Home & Garden Tour draws visitors


Mickie Greene of Wuescher’s Garden Accents of Bellefontaine speaks with people attending the Champaign County Preservation Alliance’s Historic Home & Garden Tour on Saturday. Greene and her wares were set up in a tent outside a “restoration under progress” house on the tour located at the corner of West Reynolds Street and Walnut Street.

The Champaign County Arts Council hosted a luncheon during the CCPA tour on Saturday at the gallery space the council shares with local artist Mike Major. Pictured in the foreground are two statues framing the luncheon guests.

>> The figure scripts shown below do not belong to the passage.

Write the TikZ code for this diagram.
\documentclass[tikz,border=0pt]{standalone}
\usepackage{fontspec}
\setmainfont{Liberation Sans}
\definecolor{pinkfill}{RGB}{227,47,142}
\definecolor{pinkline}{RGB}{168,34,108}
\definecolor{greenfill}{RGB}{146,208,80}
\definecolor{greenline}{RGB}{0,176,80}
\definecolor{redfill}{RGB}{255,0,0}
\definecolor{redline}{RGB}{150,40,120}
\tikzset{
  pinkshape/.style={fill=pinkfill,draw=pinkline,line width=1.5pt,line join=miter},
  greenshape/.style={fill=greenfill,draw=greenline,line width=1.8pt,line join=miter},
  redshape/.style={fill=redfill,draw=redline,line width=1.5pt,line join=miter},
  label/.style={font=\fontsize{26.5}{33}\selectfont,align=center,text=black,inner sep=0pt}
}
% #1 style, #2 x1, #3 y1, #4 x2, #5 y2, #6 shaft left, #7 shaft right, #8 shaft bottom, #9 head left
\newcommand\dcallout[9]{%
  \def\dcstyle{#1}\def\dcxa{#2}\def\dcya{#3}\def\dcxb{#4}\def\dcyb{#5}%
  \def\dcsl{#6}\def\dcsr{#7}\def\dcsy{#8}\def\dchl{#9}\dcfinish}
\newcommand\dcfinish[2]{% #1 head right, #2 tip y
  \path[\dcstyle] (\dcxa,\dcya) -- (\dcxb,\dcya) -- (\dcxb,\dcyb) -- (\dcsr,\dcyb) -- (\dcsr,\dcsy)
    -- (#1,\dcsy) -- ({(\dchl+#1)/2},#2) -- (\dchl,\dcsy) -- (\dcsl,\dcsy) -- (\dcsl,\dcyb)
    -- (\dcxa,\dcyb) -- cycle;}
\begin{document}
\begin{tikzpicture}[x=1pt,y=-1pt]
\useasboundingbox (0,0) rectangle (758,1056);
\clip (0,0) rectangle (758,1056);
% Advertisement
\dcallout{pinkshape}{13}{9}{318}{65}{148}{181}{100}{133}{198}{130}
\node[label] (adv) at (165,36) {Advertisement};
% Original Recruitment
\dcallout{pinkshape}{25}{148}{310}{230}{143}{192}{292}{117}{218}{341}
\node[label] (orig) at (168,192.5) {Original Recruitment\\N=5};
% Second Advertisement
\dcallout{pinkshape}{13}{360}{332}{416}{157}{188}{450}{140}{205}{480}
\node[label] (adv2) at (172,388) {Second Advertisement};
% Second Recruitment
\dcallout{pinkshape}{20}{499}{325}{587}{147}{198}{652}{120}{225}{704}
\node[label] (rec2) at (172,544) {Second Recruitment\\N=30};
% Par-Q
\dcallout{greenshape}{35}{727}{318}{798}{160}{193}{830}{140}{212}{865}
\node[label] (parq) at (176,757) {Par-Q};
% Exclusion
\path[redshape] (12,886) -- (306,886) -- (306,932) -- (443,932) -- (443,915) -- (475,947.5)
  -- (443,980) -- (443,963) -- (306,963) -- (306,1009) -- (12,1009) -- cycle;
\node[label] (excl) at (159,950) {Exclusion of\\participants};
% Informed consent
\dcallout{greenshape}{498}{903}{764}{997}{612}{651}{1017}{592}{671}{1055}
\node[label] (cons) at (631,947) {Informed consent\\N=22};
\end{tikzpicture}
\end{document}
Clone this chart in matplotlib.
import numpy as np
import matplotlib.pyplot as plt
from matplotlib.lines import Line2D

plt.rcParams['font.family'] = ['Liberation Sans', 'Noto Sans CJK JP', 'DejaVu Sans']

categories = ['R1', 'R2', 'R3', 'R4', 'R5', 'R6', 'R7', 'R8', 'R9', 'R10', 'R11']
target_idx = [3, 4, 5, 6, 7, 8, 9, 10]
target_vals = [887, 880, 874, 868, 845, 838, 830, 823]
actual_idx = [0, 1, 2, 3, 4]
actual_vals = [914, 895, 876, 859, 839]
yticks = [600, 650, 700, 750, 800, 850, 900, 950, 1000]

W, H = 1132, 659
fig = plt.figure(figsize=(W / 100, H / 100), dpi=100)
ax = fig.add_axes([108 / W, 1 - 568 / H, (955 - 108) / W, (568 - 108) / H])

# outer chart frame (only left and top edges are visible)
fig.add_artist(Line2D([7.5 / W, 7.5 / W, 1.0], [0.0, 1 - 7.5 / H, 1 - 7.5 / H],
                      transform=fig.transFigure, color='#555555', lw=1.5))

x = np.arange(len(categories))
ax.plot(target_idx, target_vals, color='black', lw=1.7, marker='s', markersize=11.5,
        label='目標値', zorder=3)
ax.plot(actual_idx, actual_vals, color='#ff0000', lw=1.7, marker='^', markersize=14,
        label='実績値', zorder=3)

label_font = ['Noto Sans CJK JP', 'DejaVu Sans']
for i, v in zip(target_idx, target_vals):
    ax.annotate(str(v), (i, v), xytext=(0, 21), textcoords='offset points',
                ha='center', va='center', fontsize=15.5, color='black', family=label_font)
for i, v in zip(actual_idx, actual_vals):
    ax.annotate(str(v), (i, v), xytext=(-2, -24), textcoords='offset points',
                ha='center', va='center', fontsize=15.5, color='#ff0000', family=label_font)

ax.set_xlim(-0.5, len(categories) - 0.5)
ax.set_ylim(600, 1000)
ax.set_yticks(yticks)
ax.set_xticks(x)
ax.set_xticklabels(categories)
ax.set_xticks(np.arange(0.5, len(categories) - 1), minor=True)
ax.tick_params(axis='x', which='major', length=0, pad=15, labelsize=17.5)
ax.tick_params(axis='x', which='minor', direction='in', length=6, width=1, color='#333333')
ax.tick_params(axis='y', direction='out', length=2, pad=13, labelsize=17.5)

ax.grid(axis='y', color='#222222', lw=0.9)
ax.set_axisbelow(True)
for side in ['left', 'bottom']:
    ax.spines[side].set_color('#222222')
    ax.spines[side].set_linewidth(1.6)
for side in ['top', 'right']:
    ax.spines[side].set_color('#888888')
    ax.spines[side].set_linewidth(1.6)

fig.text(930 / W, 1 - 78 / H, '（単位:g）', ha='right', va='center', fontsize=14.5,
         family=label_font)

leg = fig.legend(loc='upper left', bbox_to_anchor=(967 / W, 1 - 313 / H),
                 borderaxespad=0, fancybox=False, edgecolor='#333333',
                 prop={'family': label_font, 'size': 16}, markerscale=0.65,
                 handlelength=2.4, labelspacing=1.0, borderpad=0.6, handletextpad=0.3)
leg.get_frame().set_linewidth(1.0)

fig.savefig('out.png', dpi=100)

Market Street Community Gardens were part of the weekend’s tour. The gardens cover a once-vacant lot on East Market Street and include raised beds full of vegetables and trimmed with flowers. Each raised bed is tended by a community member or group.

The Longaberger garden, located at 343 Scioto St., was blooming with color on Sunday.

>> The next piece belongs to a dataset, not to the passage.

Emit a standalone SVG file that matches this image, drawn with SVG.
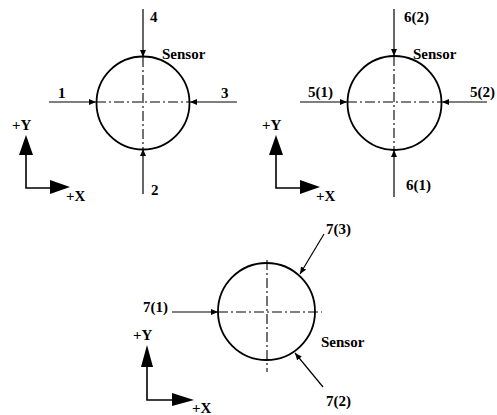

The Longaberger house at 343 Scioto St. had a steady stream of visitors as the sun shined on the tour Sunday.

The Champaign County Preservation Alliance’s 23rd Annual Historic Home and Garden Tour was a success Saturday and Sunday despite a persistent rain on the tour’s first day. The event hosted in Urbana shuttled tourists to 13 different historic spaces that owners opened to the public. Each site offered detailed stories about families of the past and present, and information on preserved and restored aspects of the properties.

Volunteers and sponsors from across Champaign County gathered in Urbana to help tell stories that characterize the community. Each site was staffed by volunteers, and as five-year volunteer Suzanne McCoy explained, “The head hostess calls from a master list, asking for about 40 to 45 people per house.” Volunteers were assigned specific areas of homes and gardens to help guide visitors and answer questions about features.

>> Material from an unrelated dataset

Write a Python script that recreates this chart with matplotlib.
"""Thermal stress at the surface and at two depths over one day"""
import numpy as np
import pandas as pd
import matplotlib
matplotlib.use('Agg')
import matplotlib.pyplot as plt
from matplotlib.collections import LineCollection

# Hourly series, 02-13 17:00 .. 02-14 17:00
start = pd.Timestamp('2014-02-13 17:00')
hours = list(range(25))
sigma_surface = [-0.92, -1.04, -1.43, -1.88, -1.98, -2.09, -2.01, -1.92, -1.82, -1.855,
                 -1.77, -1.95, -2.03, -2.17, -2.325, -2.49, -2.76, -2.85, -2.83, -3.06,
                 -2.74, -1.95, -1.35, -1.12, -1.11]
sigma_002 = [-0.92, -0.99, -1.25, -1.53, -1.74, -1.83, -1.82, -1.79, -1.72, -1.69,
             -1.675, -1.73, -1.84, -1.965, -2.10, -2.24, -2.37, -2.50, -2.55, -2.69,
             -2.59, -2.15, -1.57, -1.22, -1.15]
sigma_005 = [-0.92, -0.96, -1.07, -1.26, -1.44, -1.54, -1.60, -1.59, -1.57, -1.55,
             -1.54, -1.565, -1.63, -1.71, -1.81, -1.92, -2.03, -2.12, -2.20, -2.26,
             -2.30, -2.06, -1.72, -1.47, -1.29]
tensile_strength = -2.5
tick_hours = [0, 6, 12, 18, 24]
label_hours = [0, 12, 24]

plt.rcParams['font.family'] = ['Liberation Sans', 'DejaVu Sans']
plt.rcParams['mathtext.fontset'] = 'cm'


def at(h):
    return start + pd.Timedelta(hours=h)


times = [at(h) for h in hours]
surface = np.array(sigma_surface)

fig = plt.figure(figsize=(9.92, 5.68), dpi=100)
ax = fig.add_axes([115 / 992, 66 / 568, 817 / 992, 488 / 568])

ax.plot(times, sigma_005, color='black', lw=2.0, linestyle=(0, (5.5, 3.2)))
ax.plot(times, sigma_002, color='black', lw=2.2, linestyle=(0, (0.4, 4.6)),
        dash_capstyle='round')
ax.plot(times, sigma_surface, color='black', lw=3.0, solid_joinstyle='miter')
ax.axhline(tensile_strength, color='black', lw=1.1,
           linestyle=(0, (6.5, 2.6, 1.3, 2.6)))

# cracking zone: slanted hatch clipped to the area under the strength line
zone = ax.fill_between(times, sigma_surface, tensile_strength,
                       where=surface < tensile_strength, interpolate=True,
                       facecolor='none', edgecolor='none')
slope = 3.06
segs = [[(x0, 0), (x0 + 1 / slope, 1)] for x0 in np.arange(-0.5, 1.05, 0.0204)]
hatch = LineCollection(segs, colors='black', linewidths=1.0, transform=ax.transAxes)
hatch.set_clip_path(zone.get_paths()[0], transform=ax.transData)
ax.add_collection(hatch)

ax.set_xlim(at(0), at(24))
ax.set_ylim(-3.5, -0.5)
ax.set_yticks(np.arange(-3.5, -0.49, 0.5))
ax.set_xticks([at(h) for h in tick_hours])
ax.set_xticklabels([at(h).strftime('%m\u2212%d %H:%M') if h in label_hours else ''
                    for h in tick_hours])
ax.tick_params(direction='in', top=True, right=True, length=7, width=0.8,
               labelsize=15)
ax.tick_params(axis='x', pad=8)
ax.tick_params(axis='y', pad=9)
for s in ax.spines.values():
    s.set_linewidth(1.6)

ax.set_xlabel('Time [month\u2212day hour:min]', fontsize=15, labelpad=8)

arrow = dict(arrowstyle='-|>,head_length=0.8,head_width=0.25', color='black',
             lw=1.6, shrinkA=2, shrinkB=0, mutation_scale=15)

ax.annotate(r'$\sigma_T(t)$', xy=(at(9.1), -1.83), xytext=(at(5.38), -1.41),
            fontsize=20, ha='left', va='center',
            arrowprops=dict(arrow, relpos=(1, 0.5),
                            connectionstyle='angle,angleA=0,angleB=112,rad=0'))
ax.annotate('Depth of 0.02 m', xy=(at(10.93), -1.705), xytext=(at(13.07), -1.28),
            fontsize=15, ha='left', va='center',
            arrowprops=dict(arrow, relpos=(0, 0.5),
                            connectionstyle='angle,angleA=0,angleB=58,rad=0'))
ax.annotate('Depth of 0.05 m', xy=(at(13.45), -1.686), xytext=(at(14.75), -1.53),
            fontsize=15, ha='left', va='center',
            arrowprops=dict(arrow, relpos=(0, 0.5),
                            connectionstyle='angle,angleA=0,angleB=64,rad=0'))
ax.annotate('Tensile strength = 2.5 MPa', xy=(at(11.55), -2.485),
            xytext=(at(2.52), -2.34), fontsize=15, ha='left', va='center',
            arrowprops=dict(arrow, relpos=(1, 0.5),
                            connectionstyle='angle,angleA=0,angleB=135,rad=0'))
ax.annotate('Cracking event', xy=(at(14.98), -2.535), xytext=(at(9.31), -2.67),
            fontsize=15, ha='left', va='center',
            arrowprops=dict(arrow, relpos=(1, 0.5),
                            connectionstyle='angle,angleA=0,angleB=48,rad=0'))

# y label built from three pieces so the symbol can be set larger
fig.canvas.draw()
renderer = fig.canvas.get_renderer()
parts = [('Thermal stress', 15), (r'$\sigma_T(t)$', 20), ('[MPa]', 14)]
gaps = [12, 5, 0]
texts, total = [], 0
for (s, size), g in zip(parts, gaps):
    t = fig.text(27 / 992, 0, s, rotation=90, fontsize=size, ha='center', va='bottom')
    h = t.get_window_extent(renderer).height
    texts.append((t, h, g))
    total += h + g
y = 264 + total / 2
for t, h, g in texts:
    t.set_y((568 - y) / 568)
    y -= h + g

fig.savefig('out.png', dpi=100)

Money the preservation alliance raises is granted to various restoration projects in the community, helping to preserve the character of local buildings and facades.

Despite rainy conditions on Saturday, tourists still came out to support the annual event, laughing with friends and volunteers on the doorsteps of homes as they placed the provided cotton booties over their shoes to prevent from tracking in mud.

Historic home and garden owners not only welcomed visitors and volunteers into their homes, but also musicians and vendors including violinists, guitarists, pianists and small business owners in the community.

While admiring homes and gardens visitors could enjoy music, shop and head down to the Art Gallery on Miami Street for refreshments and snacks.